---------- Source data

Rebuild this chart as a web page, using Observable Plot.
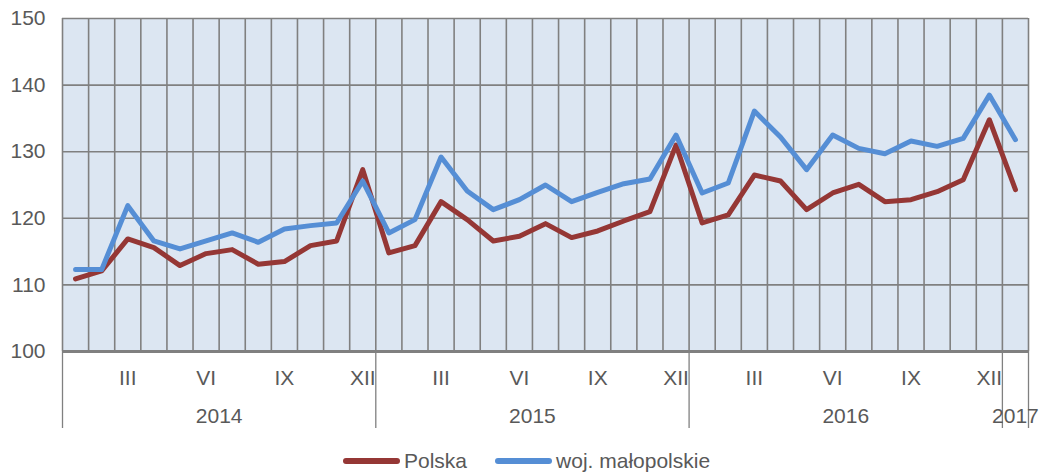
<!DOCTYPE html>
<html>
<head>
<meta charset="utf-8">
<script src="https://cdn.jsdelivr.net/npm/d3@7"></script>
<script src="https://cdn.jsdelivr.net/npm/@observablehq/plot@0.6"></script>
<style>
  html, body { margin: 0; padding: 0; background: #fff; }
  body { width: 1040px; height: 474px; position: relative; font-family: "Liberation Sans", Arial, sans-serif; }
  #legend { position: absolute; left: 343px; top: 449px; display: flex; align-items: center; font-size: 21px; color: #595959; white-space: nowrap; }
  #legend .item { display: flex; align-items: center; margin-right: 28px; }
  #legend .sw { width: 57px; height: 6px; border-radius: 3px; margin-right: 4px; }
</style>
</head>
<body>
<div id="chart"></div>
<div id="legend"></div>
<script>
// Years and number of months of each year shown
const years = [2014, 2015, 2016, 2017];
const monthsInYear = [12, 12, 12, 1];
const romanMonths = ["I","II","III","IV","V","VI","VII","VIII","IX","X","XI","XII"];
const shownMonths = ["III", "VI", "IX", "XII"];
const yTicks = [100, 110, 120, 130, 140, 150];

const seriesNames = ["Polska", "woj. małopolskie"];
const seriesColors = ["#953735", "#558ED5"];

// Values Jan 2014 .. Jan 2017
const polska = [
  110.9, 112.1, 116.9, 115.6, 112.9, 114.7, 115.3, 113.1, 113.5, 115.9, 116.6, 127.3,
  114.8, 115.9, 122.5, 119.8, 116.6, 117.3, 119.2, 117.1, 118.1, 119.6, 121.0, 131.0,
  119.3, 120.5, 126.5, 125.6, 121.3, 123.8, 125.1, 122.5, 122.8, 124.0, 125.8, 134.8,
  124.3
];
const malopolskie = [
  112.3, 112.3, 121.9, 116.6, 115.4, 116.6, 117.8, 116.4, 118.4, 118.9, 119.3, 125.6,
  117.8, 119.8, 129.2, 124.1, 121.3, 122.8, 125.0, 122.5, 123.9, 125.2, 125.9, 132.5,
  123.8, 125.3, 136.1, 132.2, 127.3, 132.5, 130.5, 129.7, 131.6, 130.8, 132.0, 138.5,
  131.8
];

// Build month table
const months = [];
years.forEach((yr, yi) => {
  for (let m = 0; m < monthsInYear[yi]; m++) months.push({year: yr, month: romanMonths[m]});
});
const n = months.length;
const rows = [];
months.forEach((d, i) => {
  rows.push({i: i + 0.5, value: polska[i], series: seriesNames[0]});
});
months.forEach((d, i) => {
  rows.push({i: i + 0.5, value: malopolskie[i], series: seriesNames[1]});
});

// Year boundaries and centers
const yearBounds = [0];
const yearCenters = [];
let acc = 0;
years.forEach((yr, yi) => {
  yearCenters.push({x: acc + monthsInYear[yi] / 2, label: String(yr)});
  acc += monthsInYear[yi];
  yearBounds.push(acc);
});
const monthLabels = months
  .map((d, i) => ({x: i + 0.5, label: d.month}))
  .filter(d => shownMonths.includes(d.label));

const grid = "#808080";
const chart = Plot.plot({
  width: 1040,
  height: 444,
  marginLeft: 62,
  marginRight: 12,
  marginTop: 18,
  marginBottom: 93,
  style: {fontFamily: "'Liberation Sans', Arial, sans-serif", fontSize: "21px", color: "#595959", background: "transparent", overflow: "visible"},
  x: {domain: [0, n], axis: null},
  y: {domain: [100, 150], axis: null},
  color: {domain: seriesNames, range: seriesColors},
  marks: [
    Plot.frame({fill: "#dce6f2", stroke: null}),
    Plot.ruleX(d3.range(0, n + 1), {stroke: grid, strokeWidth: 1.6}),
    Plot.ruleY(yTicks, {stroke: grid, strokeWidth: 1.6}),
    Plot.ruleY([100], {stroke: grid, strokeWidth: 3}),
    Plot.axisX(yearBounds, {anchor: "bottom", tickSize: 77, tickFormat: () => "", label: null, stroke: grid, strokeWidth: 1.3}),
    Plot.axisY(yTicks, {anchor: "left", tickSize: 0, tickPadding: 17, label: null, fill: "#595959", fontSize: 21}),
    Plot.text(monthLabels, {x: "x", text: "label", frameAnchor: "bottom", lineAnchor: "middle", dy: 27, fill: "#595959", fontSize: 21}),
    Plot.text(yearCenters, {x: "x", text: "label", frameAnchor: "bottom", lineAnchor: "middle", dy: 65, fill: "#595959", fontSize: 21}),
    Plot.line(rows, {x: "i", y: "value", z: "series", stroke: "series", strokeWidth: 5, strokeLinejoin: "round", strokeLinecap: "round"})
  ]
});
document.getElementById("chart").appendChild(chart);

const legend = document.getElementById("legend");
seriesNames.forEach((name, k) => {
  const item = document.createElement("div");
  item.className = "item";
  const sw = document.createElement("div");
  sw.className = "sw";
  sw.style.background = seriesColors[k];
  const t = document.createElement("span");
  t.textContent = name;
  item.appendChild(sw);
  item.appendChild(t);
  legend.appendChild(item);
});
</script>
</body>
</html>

--------------------

> [Task brief] Would you return the data exactly as written, without the pictures?

> [Worked answer]
Rebuild this chart as a web page, using Observable Plot.
<!DOCTYPE html>
<html>
<head>
<meta charset="utf-8">
<script src="https://cdn.jsdelivr.net/npm/d3@7"></script>
<script src="https://cdn.jsdelivr.net/npm/@observablehq/plot@0.6"></script>
<style>
  html, body { margin: 0; padding: 0; background: #fff; }
  body { width: 1040px; height: 474px; position: relative; font-family: "Liberation Sans", Arial, sans-serif; }
  #legend { position: absolute; left: 343px; top: 449px; display: flex; align-items: center; font-size: 21px; color: #595959; white-space: nowrap; }
  #legend .item { display: flex; align-items: center; margin-right: 28px; }
  #legend .sw { width: 57px; height: 6px; border-radius: 3px; margin-right: 4px; }
</style>
</head>
<body>
<div id="chart"></div>
<div id="legend"></div>
<script>
// Years and number of months of each year shown
const years = [2014, 2015, 2016, 2017];
const monthsInYear = [12, 12, 12, 1];
const romanMonths = ["I","II","III","IV","V","VI","VII","VIII","IX","X","XI","XII"];
const shownMonths = ["III", "VI", "IX", "XII"];
const yTicks = [100, 110, 120, 130, 140, 150];

const seriesNames = ["Polska", "woj. małopolskie"];
const seriesColors = ["#953735", "#558ED5"];

// Values Jan 2014 .. Jan 2017
const polska = [
  110.9, 112.1, 116.9, 115.6, 112.9, 114.7, 115.3, 113.1, 113.5, 115.9, 116.6, 127.3,
  114.8, 115.9, 122.5, 119.8, 116.6, 117.3, 119.2, 117.1, 118.1, 119.6, 121.0, 131.0,
  119.3, 120.5, 126.5, 125.6, 121.3, 123.8, 125.1, 122.5, 122.8, 124.0, 125.8, 134.8,
  124.3
];
const malopolskie = [
  112.3, 112.3, 121.9, 116.6, 115.4, 116.6, 117.8, 116.4, 118.4, 118.9, 119.3, 125.6,
  117.8, 119.8, 129.2, 124.1, 121.3, 122.8, 125.0, 122.5, 123.9, 125.2, 125.9, 132.5,
  123.8, 125.3, 136.1, 132.2, 127.3, 132.5, 130.5, 129.7, 131.6, 130.8, 132.0, 138.5,
  131.8
];

// Build month table
const months = [];
years.forEach((yr, yi) => {
  for (let m = 0; m < monthsInYear[yi]; m++) months.push({year: yr, month: romanMonths[m]});
});
const n = months.length;
const rows = [];
months.forEach((d, i) => {
  rows.push({i: i + 0.5, value: polska[i], series: seriesNames[0]});
});
months.forEach((d, i) => {
  rows.push({i: i + 0.5, value: malopolskie[i], series: seriesNames[1]});
});

// Year boundaries and centers
const yearBounds = [0];
const yearCenters = [];
let acc = 0;
years.forEach((yr, yi) => {
  yearCenters.push({x: acc + monthsInYear[yi] / 2, label: String(yr)});
  acc += monthsInYear[yi];
  yearBounds.push(acc);
});
const monthLabels = months
  .map((d, i) => ({x: i + 0.5, label: d.month}))
  .filter(d => shownMonths.includes(d.label));

const grid = "#808080";
const chart = Plot.plot({
  width: 1040,
  height: 444,
  marginLeft: 62,
  marginRight: 12,
  marginTop: 18,
  marginBottom: 93,
  style: {fontFamily: "'Liberation Sans', Arial, sans-serif", fontSize: "21px", color: "#595959", background: "transparent", overflow: "visible"},
  x: {domain: [0, n], axis: null},
  y: {domain: [100, 150], axis: null},
  color: {domain: seriesNames, range: seriesColors},
  marks: [
    Plot.frame({fill: "#dce6f2", stroke: null}),
    Plot.ruleX(d3.range(0, n + 1), {stroke: grid, strokeWidth: 1.6}),
    Plot.ruleY(yTicks, {stroke: grid, strokeWidth: 1.6}),
    Plot.ruleY([100], {stroke: grid, strokeWidth: 3}),
    Plot.axisX(yearBounds, {anchor: "bottom", tickSize: 77, tickFormat: () => "", label: null, stroke: grid, strokeWidth: 1.3}),
    Plot.axisY(yTicks, {anchor: "left", tickSize: 0, tickPadding: 17, label: null, fill: "#595959", fontSize: 21}),
    Plot.text(monthLabels, {x: "x", text: "label", frameAnchor: "bottom", lineAnchor: "middle", dy: 27, fill: "#595959", fontSize: 21}),
    Plot.text(yearCenters, {x: "x", text: "label", frameAnchor: "bottom", lineAnchor: "middle", dy: 65, fill: "#595959", fontSize: 21}),
    Plot.line(rows, {x: "i", y: "value", z: "series", stroke: "series", strokeWidth: 5, strokeLinejoin: "round", strokeLinecap: "round"})
  ]
});
document.getElementById("chart").appendChild(chart);

const legend = document.getElementById("legend");
seriesNames.forEach((name, k) => {
  const item = document.createElement("div");
  item.className = "item";
  const sw = document.createElement("div");
  sw.className = "sw";
  sw.style.background = seriesColors[k];
  const t = document.createElement("span");
  t.textContent = name;
  item.appendChild(sw);
  item.appendChild(t);
  legend.appendChild(item);
});
</script>
</body>
</html>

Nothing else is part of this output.